A Superior Court judge struck down the citizen challenge to Berkeley’s Measure J ballot language following an hour-long hearing on Tuesday, meaning that the legal analysis proposed by the Berkeley City Attorney’s office and approved by City Council on a divided vote will appear on the November ballot.
Asked if the ruling by Judge Frank Roesch vindicates the city attorney’s position on the ballot statement, Deputy City Attorney Zack Cowan said “it was challenged. The court said the language was okay. That sounds like a vindication to me. We’re certainly happy. We think the ruling was correct.”
Co-sponsored by Berkeley residents Laurie Bright and Roger Marquis, Measure J seeks to amend Berkeley’s Landmarks Preservation Ordinance and Demolition Permit Application for Non-Residential Buildings Ordinance. Bright and Marquis requested the Superior Court to overturn the descriptive language that will appear on the November ballot after the Berkeley City Council approved the language on a 6-3 vote at the Aug. 1 City Council meeting.

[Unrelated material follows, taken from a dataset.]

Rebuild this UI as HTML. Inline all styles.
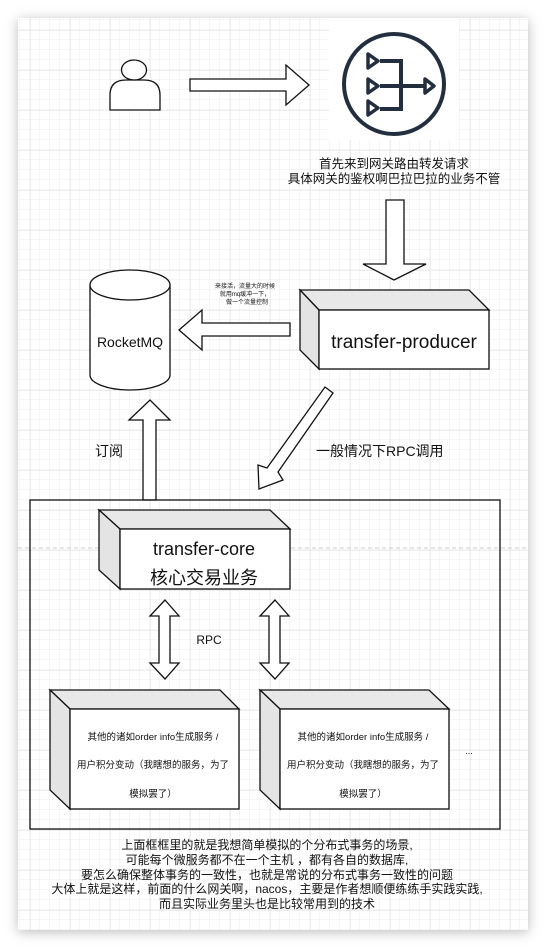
<!DOCTYPE html>
<html><head><meta charset="utf-8"><style>
html,body{margin:0;padding:0;background:#fff;}
svg{display:block;}
text{font-family:"Liberation Sans","Noto Sans CJK SC",sans-serif;fill:#111;}
</style></head><body>
<svg width="546" height="949" viewBox="0 0 546 949" xmlns="http://www.w3.org/2000/svg">
<defs>
<pattern id="minor" width="10" height="10" patternUnits="userSpaceOnUse" x="0" y="0">
<path d="M10 0 V10 M0 10 H10" stroke="#ececec" stroke-width="1" fill="none"/>
</pattern>
<pattern id="major" width="40" height="40" patternUnits="userSpaceOnUse" x="30" y="30">
<rect width="40" height="40" fill="url(#minor)"/>
<path d="M0 0 V40 M0 0 H40" stroke="#dedede" stroke-width="1" fill="none"/>
</pattern>
<filter id="sh" x="-10%" y="-10%" width="120%" height="120%"><feGaussianBlur stdDeviation="6"/></filter>
</defs>
<rect x="18" y="20" width="510" height="912" fill="#bbb" filter="url(#sh)"/>
<rect x="18" y="18" width="510" height="912" fill="#fff"/>
<rect x="18" y="18" width="510" height="912" fill="url(#major)"/>

<!-- person -->
<g fill="#fff" stroke="#111" stroke-width="1.3">
<path d="M110 110 V95 Q110 80 126 80 H144 Q160 80 160 95 V110 Z"/>
<ellipse cx="134" cy="70" rx="12.5" ry="10"/>
</g>
<!-- right arrow -->
<polygon points="190,79 286,79 286,65 309,85 286,105 286,91 190,91" fill="#fff" stroke="#111" stroke-width="1.3"/>

<!-- gateway icon -->
<rect x="329" y="18" width="130" height="122" fill="#fff"/>
<g stroke="#232f3e" stroke-width="4" fill="none">
<circle cx="394" cy="84" r="50"/>
<path d="M380 61 H401 V109 H380 M380 86 H425"/>
<path d="M368 54 L378 61 L368 68 Z M368 79 L378 86 L368 93 Z M368 101 L378 108 L368 115 Z M425 79 L434 86 L425 93 Z" stroke-width="3.5" stroke-linejoin="round"/>
</g>
<text x="394" y="168" font-size="12.5" text-anchor="middle">首先来到网关路由转发请求</text>
<text x="394" y="183" font-size="12.5" text-anchor="middle">具体网关的鉴权啊巴拉巴拉的业务不管</text>

<!-- down arrow -->
<polygon points="386,200 404,200 404,264 426,264 394,280 363,264 386,264" fill="#fff" stroke="#111" stroke-width="1.3"/>

<!-- producer -->
<g stroke="#111" stroke-width="1.3">
<polygon points="300,290 469,290 489,310 319,310" fill="#e8e8e8"/>
<polygon points="300,290 319,310 319,369 300,350" fill="#e4e4e4"/>
<rect x="319" y="310" width="170" height="59" fill="#fff"/>
</g>
<text x="404" y="348" font-size="19" text-anchor="middle">transfer-producer</text>
<g font-size="6" text-anchor="middle"><text x="245" y="288">来接活，流量大的时候</text><text x="245" y="296">就用mq缓冲一下，</text><text x="247" y="304">做一个流量控制</text></g>

<!-- left arrow -->
<polygon points="290,323 202,323 202,310 179,330 202,350 202,336 290,336" fill="#fff" stroke="#111" stroke-width="1.3"/>

<!-- RocketMQ -->
<g fill="#fff" stroke="#111" stroke-width="1.3">
<path d="M90 285 V375 A40 15 0 0 0 170 375 V285"/>
<ellipse cx="130" cy="285" rx="40" ry="15"/>
</g>
<text x="130" y="347" font-size="14" text-anchor="middle">RocketMQ</text>

<!-- up arrow -->
<polygon points="143,500 143,420 129,420 150,400 170,420 156,420 156,500" fill="#fff" stroke="#111" stroke-width="1.3"/>
<text x="95" y="456" font-size="14">订阅</text>

<!-- diagonal arrow -->
<polygon points="325,387 333,393 278,472 283,480 259,489 258,465 267,468" fill="#fff" stroke="#111" stroke-width="1.3"/>
<text x="316" y="456" font-size="14">一般情况下RPC调用</text>

<!-- container -->
<rect x="30" y="500" width="470" height="329" fill="none" stroke="#111" stroke-width="1.3"/>
<line x1="18" y1="548" x2="528" y2="548" stroke="#ccc" stroke-dasharray="4,3"/>

<!-- core -->
<g stroke="#111" stroke-width="1.3">
<polygon points="99,510 270,510 290,529 120,529" fill="#e8e8e8"/>
<polygon points="99,510 120,529 120,589 99,570" fill="#e4e4e4"/>
<rect x="120" y="529" width="170" height="60" fill="#fff"/>
</g>
<text x="204" y="555" font-size="18" text-anchor="middle">transfer-core</text>
<text x="204" y="584" font-size="18" text-anchor="middle">核心交易业务</text>

<!-- double arrows -->
<g fill="#fff" stroke="#111" stroke-width="1.3">
<polygon points="165,600 179,616 170,616 170,663 179,663 165,679 150,663 159,663 159,616 150,616"/>
<polygon points="275,600 289,616 280,616 280,663 289,663 275,679 260,663 269,663 269,616 260,616"/>
</g>
<text x="209" y="644" font-size="12" text-anchor="middle">RPC</text>

<!-- services -->
<g stroke="#111" stroke-width="1.3">
<polygon points="50,690 220,690 239,709 70,709" fill="#e8e8e8"/>
<polygon points="50,690 70,709 70,809 50,790" fill="#e4e4e4"/>
<rect x="70" y="709" width="169" height="100" fill="#fff"/>
<polygon points="260,690 429,690 449,709 280,709" fill="#e8e8e8"/>
<polygon points="260,690 280,709 280,809 260,790" fill="#e4e4e4"/>
<rect x="280" y="709" width="169" height="100" fill="#fff"/>
</g>
<g font-size="9.5" text-anchor="middle">
<text x="153" y="740">其他的诸如order info生成服务 /</text>
<text x="153" y="768">用户积分变动（我瞎想的服务，为了</text>
<text x="153" y="797">模拟罢了）</text>
<text x="363" y="740">其他的诸如order info生成服务 /</text>
<text x="363" y="768">用户积分变动（我瞎想的服务，为了</text>
<text x="363" y="797">模拟罢了）</text>
</g>
<text x="469" y="754" font-size="9" text-anchor="middle">...</text>

<g font-size="12" text-anchor="middle">
<text x="267" y="849">上面框框里的就是我想简单模拟的个分布式事务的场景,</text>
<text x="267" y="864">可能每个微服务都不在一个主机 ，都有各自的数据库,</text>
<text x="267" y="879">要怎么确保整体事务的一致性，也就是常说的分布式事务一致性的问题</text>
<text x="267" y="893">大体上就是这样，前面的什么网关啊，nacos，主要是作者想顺便练练手实践实践,</text>
<text x="267" y="908">而且实际业务里头也是比较常用到的技术</text>
</g>
</svg>
</body></html>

Bright represented the appellants in the hearing while the City of Berkeley was represented by outside counsel, former Berkeley and Napa city attorney Tom Brown. The hearing was held on an expedited basis with the approval of both sides, because ballot language for the November election had to be approved by Sept. 7.
In their appeal, Bright and Marquis charged that the ballot measure language drafted by the city attorney’s office misrepresented the measure in several instances, making it more likely that voters would cast their ballots against the measure.
Among other things, the city attorney’s ballot language says that Measure J “would have the voters adopt, and in some cases lengthen, some City timelines to process permits that the City Attorney has advised can cause the City to violate state processing deadlines” and “would grant the Landmarks Preservation Commission authority to disapprove permits to demolish historic resources, and significantly limit the City’s ability to permit such demolitions, regardless of competing public interests.”
Berkeley Landmarks Commissioner Lesley Emmington, who attended the hearing in support of the appeal, said that in Bright’s argument to the court, he said that analysis language “cherrypicked” certain aspects of the ordinance, “inducing the voter to reject the initiative, making it an argument against the initiative.”
But Emmington said, “The judge ruled he could not honestly reach the point to say that the ballot language was misleading. He said that people really look at who endorses a ballot measure, rather than the ballot language itself. Some read it, but some don’t.”
Emmington said that the judge was “deferential. He scheduled this as the last hearing of the day, so he could give it enough time.”
She also praised Bright for “putting up a valiant effort at the appeal hearing.”